Having no one to relate to myself, over 20 years of fantasy tabletop games, video games, or novels.

That’s what this cover says- You, brown man, are so unimportant to me that not only is your simulacrum kneeling at my feet, but that deity that you dedicate your life to is so pathetic that its only purpose is to let me kick back and relax.

It’s a famed stage and screen actor from India being hired as unnamed terrorist #3, or convenience store guy. Certainly never as a the main character.

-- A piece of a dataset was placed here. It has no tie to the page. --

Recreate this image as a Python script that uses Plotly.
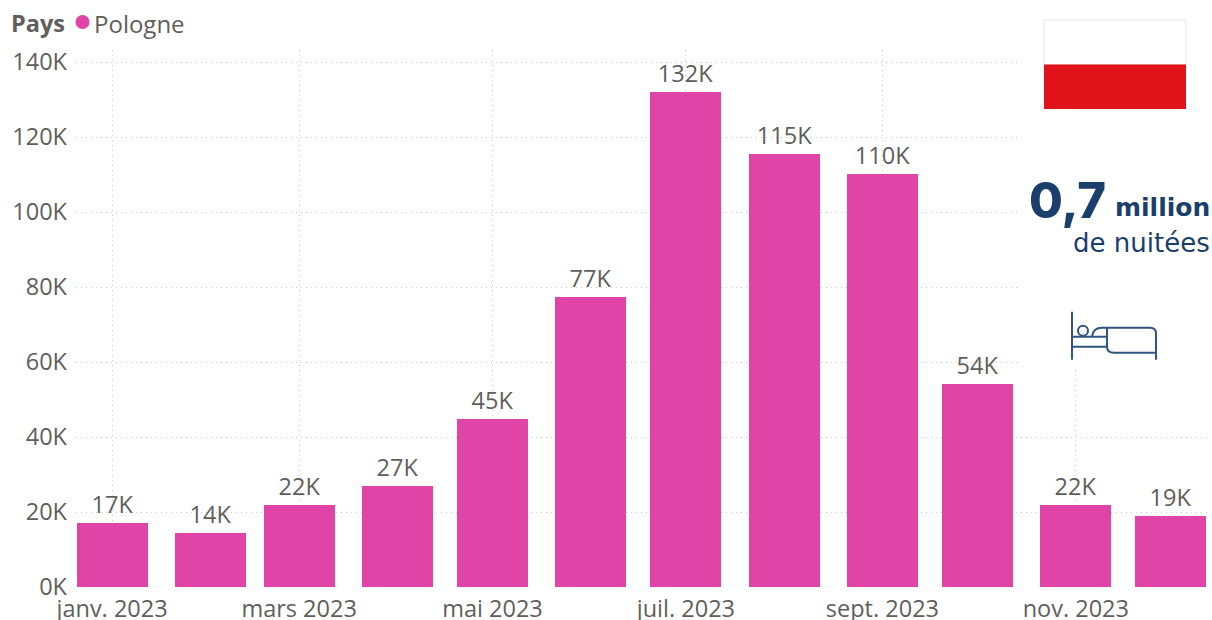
import plotly.graph_objects as go

months = ["2023-%02d-01" % m for m in range(1, 13)]
values = [17200, 14400, 22000, 27000, 44700, 77300, 132000, 115500, 110200, 54200, 22000, 19000]
labels = ["17K", "14K", "22K", "27K", "45K", "77K", "132K", "115K", "110K", "54K", "22K", "19K"]
tick_dates = ["2023-01-01", "2023-03-01", "2023-05-01", "2023-07-01", "2023-09-01", "2023-11-01"]
tick_text = ["janv. 2023", "mars 2023", "mai 2023", "juil. 2023", "sept. 2023", "nov. 2023"]
y_ticks = [0, 20000, 40000, 60000, 80000, 100000, 120000, 140000]
y_text = ["0K", "20K", "40K", "60K", "80K", "100K", "120K", "140K"]

FONT = "Open Sans"
TEXT = "#605E5C"
PINK = "#E044A7"
NAVY = "#1B3F6D"
ICON = "#2F5580"
W, H = 1212, 620
L, R, T, B = 76, 5, 50, 32.5


def px(x):
    return (x - L) / (W - L - R)


def py(y):
    return 1 - (y - T) / (H - T - B)


def path(*parts):
    out = []
    for p in parts:
        if isinstance(p, str):
            out.append(p)
        else:
            out.append(f"{px(p[0]):.5f},{py(p[1]):.5f}")
    return " ".join(out)


fig = go.Figure()
fig.add_bar(
    x=months, y=values, text=labels, textposition="outside", cliponaxis=False,
    width=22.4 * 86400000, marker=dict(color=PINK, line_width=0),
    textfont=dict(family=FONT, size=23.5, color=TEXT), showlegend=False,
)

grid = dict(showgrid=True, gridcolor="#C8C8C8", griddash="1px,4px", gridwidth=1, zeroline=False,
            showline=False, ticks="", automargin=False, tickfont=dict(family=FONT, size=23.5, color=TEXT))

shapes = [
    dict(type="rect", xref="paper", yref="paper", x0=px(1018), x1=px(1212), y0=py(368), y1=py(0),
         fillcolor="white", line_width=0, layer="above"),
    dict(type="rect", xref="paper", yref="paper", x0=px(1044), x1=px(1186), y0=py(64.5), y1=py(20),
         fillcolor="white", line=dict(color="#E6E6E6", width=1), layer="above"),
    dict(type="rect", xref="paper", yref="paper", x0=px(1044), x1=px(1186), y0=py(109), y1=py(64.5),
         fillcolor="#E0141A", line_width=0, layer="above"),
    dict(type="circle", xref="paper", yref="paper", x0=px(75.5), x1=px(89.5), y0=py(29), y1=py(15),
         fillcolor=PINK, line_width=0, layer="above"),
]
bed = [
    path("M", (1072, 312), "L", (1072, 360)),
    path("M", (1072, 337), "L", (1107, 337)),
    path("M", (1072, 347), "L", (1107, 347)),
    path("M", (1092, 337), "Q", (1093, 328), (1102, 328), "L", (1150, 328),
         "Q", (1156, 328), (1156, 334), "L", (1156, 360)),
    path("M", (1107, 328), "L", (1107, 347), "Q", (1107, 353), (1114, 353), "L", (1156, 353)),
]
for d in bed:
    shapes.append(dict(type="path", xref="paper", yref="paper", path=d,
                       line=dict(color=ICON, width=2), layer="above"))
shapes.append(dict(type="circle", xref="paper", yref="paper", x0=px(1078), x1=px(1088), y0=py(336), y1=py(326),
                   line=dict(color=ICON, width=2), fillcolor="rgba(0,0,0,0)", layer="above"))

annotations = [
    dict(xref="paper", yref="paper", x=px(11), y=py(23), xanchor="left", yanchor="middle", showarrow=False,
         xshift=-2, text="<b>Pays</b>", font=dict(family=FONT, size=23.5, color=TEXT)),
    dict(xref="paper", yref="paper", x=px(93), y=py(23), xanchor="left", yanchor="middle", showarrow=False,
         xshift=-1, text="Pologne", font=dict(family=FONT, size=24, color=TEXT)),
    dict(xref="paper", yref="paper", x=px(1108), y=py(201), xanchor="right", yanchor="middle", showarrow=False,
         text="0,7", font=dict(family="Inter", color=NAVY, size=49, weight=800)),
    dict(xref="paper", yref="paper", x=px(1212), y=py(208), xanchor="right", yanchor="middle", showarrow=False,
         text="million", font=dict(family="DejaVu Sans", color=NAVY, size=25, weight=700)),
    dict(xref="paper", yref="paper", x=px(1212), y=py(243), xanchor="right", yanchor="middle", showarrow=False,
         text="de nuitées", font=dict(family="DejaVu Sans", color=NAVY, size=26)),
]

fig.update_layout(
    width=W, height=H, margin=dict(l=L, r=R, t=T, b=B, pad=0, autoexpand=False),
    paper_bgcolor="white", plot_bgcolor="white", bargap=0, showlegend=False,
    font=dict(family=FONT, color=TEXT),
    xaxis=dict(type="date", range=["2022-12-20 15:00", "2023-12-12 09:00"],
               tickvals=tick_dates, ticktext=tick_text, tickangle=0, ticklabelstandoff=5, **grid),
    yaxis=dict(range=[0, 143200], tickvals=y_ticks, ticktext=y_text, ticklabelstandoff=8, **grid),
    shapes=shapes, annotations=annotations,
)
fig.write_html("out.html", config={"displayModeBar": False},
               post_script="document.body.style.margin='0';")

Earlier I said that this was about respect. It is. Not respect of faith or traditions, but respect of the fact that all humans belong on an equal level with each other.  This image displays no concern for that. Contextually it may be different. He could be some central asian guy with dyed blond hair or whatever, and maybe he’s been fighting a lifelong war against the evils of religious oppression.  But if I walk into a Target or Best Buy and just spy that cover across the way, what will I see? A white dude lording it over a terrorist with a smug look on his face.

When this cover first appeared last week, the following set of tweets (paraphased) pretty much encapsulated exactly what I figured would happen:

Tweeter A- This image is racist!

Tweeter B- No way! Terrorist scum should be made to kneel!

Tweeter A- How do you know which one is the terrorist?

Thus what happens when one group does not respect another. When all of the representations in media are single focused, and pull from only one specific stereotype.

Looking at that cover doesn’t make me think that the white dude is a bad guy. it makes me think that the artists, directors, marketers and advertisers don’t care about me at all, except as a stock image to exploit.  And that hurts.